XPS measurements were carried using an ULVAC-PHI VersaProbe II instrument equipped with a monochromatized Al Kα X-ray source (1486.7 eV) operated at 33 W source power. Calibration of the binding energy scale of the spectrometer was performed using well-established binding energies of elemental lines of pure metals (surface cleaned by Ar ion beam sputtering, monochromatic Al Kα: Cu 2p3/2 at 932.62 eV, Au 4f7/2 at 83.96 eV [79]). The HR-XANES experiments were performed at the INE-Beamline and at beamline ID26 at the European Synchrotron Radiation Facility (ESRF). At ID26, the incident X-ray beam was monochromatized by a pair of Si(311) (U L3-edge, E = 17.166 keV) or Si(111) (U M4-edge, E = 3.728 keV) crystals in the DCM, respectively. The beam was focused to ~150 µm vertical and 450 µm horizontal size. At the INE-Beamline, a pair of Ge(422) or Si(111) crystals in the DCM was used for U L3- or U M4-edge measurements and the beam was focused to a ~500 µm horizontal and vertical spot at the sample position. At both stations, HR-XANES spectra were recorded using a Johann-type 5-analyzer-crystal X-ray emission spectrometer with 1 m Rowland circles [7,80] The U L3/M4 edge spectra were obtained by recording the maximum intensity of the U Lα1/Mβ emission lines as function of the excitation energy. The Ge(777) / Si(220) diffraction order of five spherical Ge(111) / Si(110) crystal analyzers with 1 m radius of curvature were used to isolate the U Lα1 (E = 13.614 keV) and U Mβ (E = 3.337 keV) fluorescence energies, respectively.

4.3.2. Results and Discussion

Powder XRD analysis (not shown) has confirmed the formation of magnetite and maghemite particles used for the batch sorption experiments. U is already quantitatively removed from solution by magnetite after 29 days of interaction time. There are two most likely mechanisms for U(VI) immobilization-sorption on the mineral surface and precipitation as a solid phase. U(VI) can be reduced to form mixed U(IV)/U(V) or U(VI)/U(V) oxy/hydroxide species [81].

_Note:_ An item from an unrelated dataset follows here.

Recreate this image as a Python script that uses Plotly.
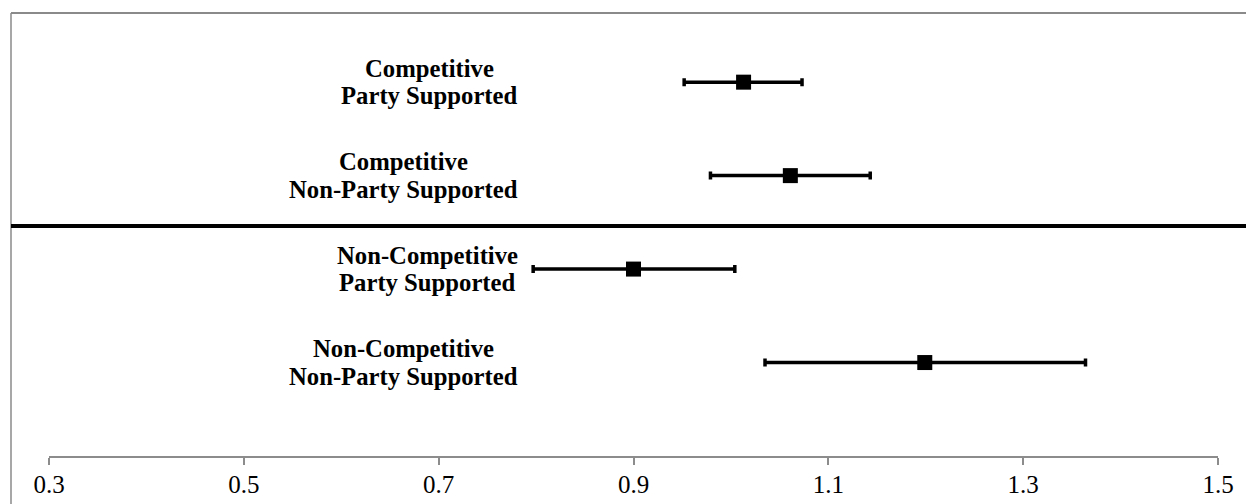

The XP spectra for Um175 and Um175f in the region of the 4f binding energy are depicted in Figure 9a. The O 1s binding energy at 530.2 eV measured for the same sample was used to calibrate the energy positions of the U 4f peaks. Both spectra exhibit a splitting of the U 4f7/2,5/2 doublet. Fitting of the 4f7/2 peaks reveals two components, centered at 380.5 eV and 381.8 eV—characteristic of U(V) and U(VI), respectively [74]. The intensities of the U(V) main peak and the satellite structure obtained for sample Um175f (after addition of Fe(II) to the Um175 sample) are increased compared to the Um175 sample. The fit analysis reveals a contribution of ~45% and ~55% U(V) to the spectra of Um175 and Um175f, respectively. No main or satellite peaks characteristic for the presence of U(IV) are visible in any of the spectra, as expected at the relatively high Eh values of the batch experiments. Figure 9b depicts the corresponding XP spectra in the region of the Fe 2p binding energies. The amount of structural Fe(II) in the reacted magnetite samples is decreasing compared to stoichiometric magnetite as obvious from the decreasing Fe(II) contribution at ~708.0 eV.

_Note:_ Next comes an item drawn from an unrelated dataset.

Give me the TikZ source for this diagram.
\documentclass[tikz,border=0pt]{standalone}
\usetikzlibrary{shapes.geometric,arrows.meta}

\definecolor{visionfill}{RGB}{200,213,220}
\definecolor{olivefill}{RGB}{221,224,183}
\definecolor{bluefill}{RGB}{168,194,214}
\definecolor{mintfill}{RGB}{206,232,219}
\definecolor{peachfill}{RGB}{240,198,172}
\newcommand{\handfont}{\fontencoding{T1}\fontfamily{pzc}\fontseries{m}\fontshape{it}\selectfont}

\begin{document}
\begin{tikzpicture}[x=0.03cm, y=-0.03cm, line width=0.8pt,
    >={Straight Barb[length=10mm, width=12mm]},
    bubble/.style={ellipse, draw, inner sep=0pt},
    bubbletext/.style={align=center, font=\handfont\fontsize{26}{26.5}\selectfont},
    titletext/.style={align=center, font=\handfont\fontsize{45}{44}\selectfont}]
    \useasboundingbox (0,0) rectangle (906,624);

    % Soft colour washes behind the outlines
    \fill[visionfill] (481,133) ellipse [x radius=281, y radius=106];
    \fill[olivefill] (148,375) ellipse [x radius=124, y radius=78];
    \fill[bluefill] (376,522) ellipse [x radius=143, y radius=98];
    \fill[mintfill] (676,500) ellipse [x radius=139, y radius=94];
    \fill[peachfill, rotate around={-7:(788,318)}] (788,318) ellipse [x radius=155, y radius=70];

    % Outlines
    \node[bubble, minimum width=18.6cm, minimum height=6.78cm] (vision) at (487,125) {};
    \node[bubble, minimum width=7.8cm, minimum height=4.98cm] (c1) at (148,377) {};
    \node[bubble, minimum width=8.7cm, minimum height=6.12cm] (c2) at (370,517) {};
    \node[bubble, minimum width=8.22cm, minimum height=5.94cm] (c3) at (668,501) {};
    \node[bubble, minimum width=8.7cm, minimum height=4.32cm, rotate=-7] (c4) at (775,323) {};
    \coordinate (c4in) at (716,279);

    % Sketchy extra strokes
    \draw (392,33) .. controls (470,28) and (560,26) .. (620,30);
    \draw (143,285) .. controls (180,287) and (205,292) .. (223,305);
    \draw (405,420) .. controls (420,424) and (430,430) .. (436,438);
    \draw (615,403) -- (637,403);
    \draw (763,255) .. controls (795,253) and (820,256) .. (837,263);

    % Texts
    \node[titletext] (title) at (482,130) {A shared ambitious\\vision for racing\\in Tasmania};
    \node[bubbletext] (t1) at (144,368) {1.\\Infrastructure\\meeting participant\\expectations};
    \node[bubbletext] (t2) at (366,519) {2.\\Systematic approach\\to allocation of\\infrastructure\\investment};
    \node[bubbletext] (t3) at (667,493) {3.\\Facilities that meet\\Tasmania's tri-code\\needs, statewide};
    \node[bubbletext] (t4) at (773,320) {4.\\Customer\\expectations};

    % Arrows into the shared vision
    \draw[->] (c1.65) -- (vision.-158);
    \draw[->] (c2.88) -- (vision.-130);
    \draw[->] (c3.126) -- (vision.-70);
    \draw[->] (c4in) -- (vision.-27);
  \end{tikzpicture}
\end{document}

The U L3-edge HR-XANES spectra of Um175, Um175f, Umh and an U4O9 reference sample are depicted in Figure 10c,d. While U4O9 is known to contain 50% U(IV) and 50% U(V) [82], it has been previously shown that the U oxidation state in Umh (U(VI) adsorbed on maghemite) stays +VI [77], as expected, due to the absence of Fe(II) cations in the mineral structure. Hence, the Umh WL position (G) is shifted by 1.6 eV to higher energies compared to the WL position (F) in the U4O9 spectrum. Note that the WL energy positions obtained for Um175f, Um175 and Umh are very similar. The WLs are broader and the post-edge feature at about 17186.5 eV is less defined for the Um175 and Um175f spectra compared to the Umh spectrum (feature H, Figure 10c,d). Feature H is characteristic for the multiple scattering of the U 2p3/2 photoelectron from the two axial O atoms in U(V)/U(VI) “uranyl” trans-dioxo moieties. These results suggest that the U(V)/U(VI) species found by XPS in the Um175 and Um175f samples are not solely present as uranyl-type species. U(V)/U(VI) are also known to form long axial U-O bonds (bond lengths > 2 Å), which might be assigned to “uranate” species. In this case, a shift of the XANES spectra to higher energies compared to the uranyl moieties is observed [83,84]. Hence, WL broadening in the case of Um175 and Um175f might be explained by the presence of mixed U redox states, in addition to disorder effects due to varying U-Oax distances in these samples. Thus, although the U L3-edge HR-XANES technique is definitely more sensitive compared to the conventional total fluorescence yield detection method [85], clear identification of U(V) failed due to the contribution of still broadened spectral features.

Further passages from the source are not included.